───── Data extract

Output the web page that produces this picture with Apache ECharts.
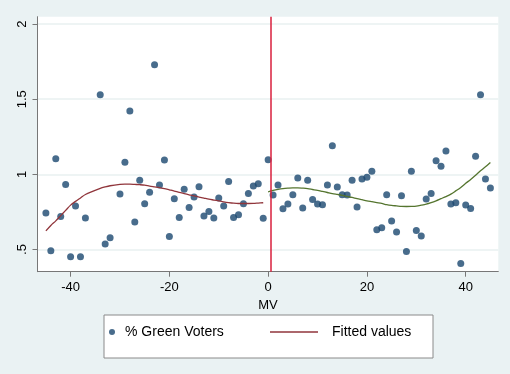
<!DOCTYPE html>
<html>
<head>
<meta charset="utf-8">
<script src="https://cdn.jsdelivr.net/npm/echarts@6/dist/echarts.min.js"></script>
<style>
html,body{margin:0;padding:0;background:#eaf2f3;}
#chart{width:510px;height:374px;}
</style>
</head>
<body>
<div id="chart"></div>
<script>
// Left of cutoff (MV < 0)
var xLeft = [-45,-44,-43,-42,-41,-40,-39,-38,-37,-34,-33,-32,-30,-29,-28,-27,-26,-25,-24,-23,-22,-21,-20,-19,-18,-17,-16,-15,-14,-13,-12,-11,-10,-9,-8,-7,-6,-5,-4,-3,-2,-1];
var yLeft = [0.742,0.491,1.104,0.720,0.933,0.451,0.789,0.451,0.709,1.529,0.536,0.578,0.869,1.080,1.422,0.682,0.960,0.804,0.880,1.729,0.929,1.096,0.587,0.838,0.713,0.900,0.780,0.849,0.918,0.722,0.753,0.709,0.842,0.789,0.953,0.713,0.731,0.804,0.873,0.922,0.938,0.707];
var fitLeft = [0.624,0.660,0.690,0.725,0.760,0.795,0.820,0.843,0.866,0.906,0.916,0.924,0.933,0.935,0.935,0.933,0.931,0.928,0.922,0.917,0.912,0.905,0.897,0.889,0.880,0.872,0.864,0.856,0.849,0.842,0.835,0.829,0.823,0.817,0.812,0.808,0.806,0.806,0.806,0.807,0.809,0.811];
// Right of cutoff (MV >= 0)
var xRight = [0,1,2,3,4,5,6,7,8,9,10,11,12,13,14,15,16,17,18,19,20,21,22,23,24,25,26,27,28,29,30,31,32,33,34,35,36,37,38,39,40,41,42,43,44,45];
var yRight = [1.097,0.862,0.929,0.771,0.802,0.864,0.976,0.776,0.960,0.833,0.802,0.798,0.929,1.191,0.916,0.864,0.862,0.960,0.782,0.969,0.980,1.020,0.631,0.644,0.864,0.689,0.616,0.858,0.487,1.020,0.627,0.589,0.836,0.873,1.091,1.053,1.156,0.802,0.811,0.407,0.796,0.773,1.120,1.529,0.969,0.909];
var fitRight = [0.884,0.893,0.900,0.905,0.908,0.910,0.910,0.908,0.905,0.899,0.893,0.886,0.879,0.872,0.866,0.860,0.853,0.846,0.838,0.831,0.824,0.818,0.812,0.806,0.798,0.793,0.790,0.787,0.786,0.787,0.789,0.795,0.802,0.812,0.824,0.838,0.852,0.868,0.890,0.913,0.940,0.966,0.994,1.024,1.050,1.079];
var xTicks = [-40,-20,0,20,40];
var yTicks = [0.5,1,1.5,2];
var cutoff = 0.5;

function pairs(xs, ys){ return xs.map(function(x,i){ return [x, ys[i]]; }); }

var FONT = 'Liberation Sans';
var chart = echarts.init(document.getElementById('chart'), null, {renderer:'canvas'});
chart.setOption({
  animation:false,
  backgroundColor:'#eaf2f3',
  textStyle:{fontFamily:FONT},
  grid:{left:37.5, right:11.7, top:16.7, bottom:102.3, show:true, backgroundColor:'#ffffff', borderWidth:0},
  xAxis:{
    type:'value', min:-46.7, max:46.6,
    name:'MV', nameLocation:'middle', nameGap:20,
    nameTextStyle:{color:'#000', fontSize:13, fontFamily:FONT},
    axisLine:{show:true, onZero:false, lineStyle:{color:'#777', width:1}},
    axisTick:{show:true, length:5, customValues:xTicks, lineStyle:{color:'#777'}},
    axisLabel:{customValues:xTicks, color:'#000', fontSize:13, fontFamily:FONT, margin:9},
    splitLine:{show:false}
  },
  yAxis:{
    type:'value', min:0.352, max:2.049,
    axisLine:{show:true, onZero:false, lineStyle:{color:'#777', width:1}},
    axisTick:{show:true, length:5, customValues:yTicks, lineStyle:{color:'#777'}},
    axisLabel:{customValues:yTicks, rotate:90, color:'#000', fontSize:13, fontFamily:FONT, margin:9,
      formatter:function(v){ var s = String(v); return s.indexOf('0.')===0 ? s.slice(1) : s; }},
    splitLine:{show:true, lineStyle:{color:'#e8f0f1', width:1.5}}
  },
  legend:[{
    left:109, top:325, padding:0, itemWidth:6, itemHeight:6,
    data:[{name:'% Green Voters', icon:'circle'}],
    textStyle:{color:'#000', fontSize:14, fontFamily:FONT, padding:[0,0,0,5]}
  },{
    left:270, top:325, padding:0, itemWidth:48, itemHeight:1.5,
    data:[{name:'Fitted values', icon:'rect'}],
    textStyle:{color:'#000', fontSize:14, fontFamily:FONT, padding:[0,0,0,9]}
  }],
  graphic:[{
    type:'rect', z:-1, left:103.5, top:314.5,
    shape:{width:329, height:43},
    style:{fill:'#ffffff', stroke:'#8a8a8a', lineWidth:1}
  }],
  series:[
    {
      name:'% Green Voters', type:'scatter', symbol:'circle', symbolSize:7,
      itemStyle:{color:'#1a476f'},
      data: pairs(xLeft, yLeft).concat(pairs(xRight, yRight)),
      markLine:{silent:true, symbol:'none', label:{show:false},
        lineStyle:{color:'#d91f3c', width:1.5, type:'solid'},
        data:[{xAxis:cutoff}]}
    },
    {
      name:'Fitted values', type:'line', showSymbol:false, smooth:0.3,
      lineStyle:{color:'#90353b', width:1.3}, itemStyle:{color:'#90353b'},
      data: pairs(xLeft, fitLeft), z:3
    },
    {
      name:'Fitted values (right)', type:'line', showSymbol:false, smooth:0.3,
      lineStyle:{color:'#55752f', width:1.3}, itemStyle:{color:'#55752f'},
      data: pairs(xRight, fitRight), z:3
    }
  ]
});
</script>
</body>
</html>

──────────

▶ **Task to complete**
Pictures are excluded: retype only the lines from the beginning of the listing above through the line with "return [x, ys[i]];", both included.

▶ **Problem solution**
Output the web page that produces this picture with Apache ECharts.
<!DOCTYPE html>
<html>
<head>
<meta charset="utf-8">
<script src="https://cdn.jsdelivr.net/npm/echarts@6/dist/echarts.min.js"></script>
<style>
html,body{margin:0;padding:0;background:#eaf2f3;}
#chart{width:510px;height:374px;}
</style>
</head>
<body>
<div id="chart"></div>
<script>
// Left of cutoff (MV < 0)
var xLeft = [-45,-44,-43,-42,-41,-40,-39,-38,-37,-34,-33,-32,-30,-29,-28,-27,-26,-25,-24,-23,-22,-21,-20,-19,-18,-17,-16,-15,-14,-13,-12,-11,-10,-9,-8,-7,-6,-5,-4,-3,-2,-1];
var yLeft = [0.742,0.491,1.104,0.720,0.933,0.451,0.789,0.451,0.709,1.529,0.536,0.578,0.869,1.080,1.422,0.682,0.960,0.804,0.880,1.729,0.929,1.096,0.587,0.838,0.713,0.900,0.780,0.849,0.918,0.722,0.753,0.709,0.842,0.789,0.953,0.713,0.731,0.804,0.873,0.922,0.938,0.707];
var fitLeft = [0.624,0.660,0.690,0.725,0.760,0.795,0.820,0.843,0.866,0.906,0.916,0.924,0.933,0.935,0.935,0.933,0.931,0.928,0.922,0.917,0.912,0.905,0.897,0.889,0.880,0.872,0.864,0.856,0.849,0.842,0.835,0.829,0.823,0.817,0.812,0.808,0.806,0.806,0.806,0.807,0.809,0.811];
// Right of cutoff (MV >= 0)
var xRight = [0,1,2,3,4,5,6,7,8,9,10,11,12,13,14,15,16,17,18,19,20,21,22,23,24,25,26,27,28,29,30,31,32,33,34,35,36,37,38,39,40,41,42,43,44,45];
var yRight = [1.097,0.862,0.929,0.771,0.802,0.864,0.976,0.776,0.960,0.833,0.802,0.798,0.929,1.191,0.916,0.864,0.862,0.960,0.782,0.969,0.980,1.020,0.631,0.644,0.864,0.689,0.616,0.858,0.487,1.020,0.627,0.589,0.836,0.873,1.091,1.053,1.156,0.802,0.811,0.407,0.796,0.773,1.120,1.529,0.969,0.909];
var fitRight = [0.884,0.893,0.900,0.905,0.908,0.910,0.910,0.908,0.905,0.899,0.893,0.886,0.879,0.872,0.866,0.860,0.853,0.846,0.838,0.831,0.824,0.818,0.812,0.806,0.798,0.793,0.790,0.787,0.786,0.787,0.789,0.795,0.802,0.812,0.824,0.838,0.852,0.868,0.890,0.913,0.940,0.966,0.994,1.024,1.050,1.079];
var xTicks = [-40,-20,0,20,40];
var yTicks = [0.5,1,1.5,2];
var cutoff = 0.5;

function pairs(xs, ys){ return xs.map(function(x,i){ return [x, ys[i]]; }); }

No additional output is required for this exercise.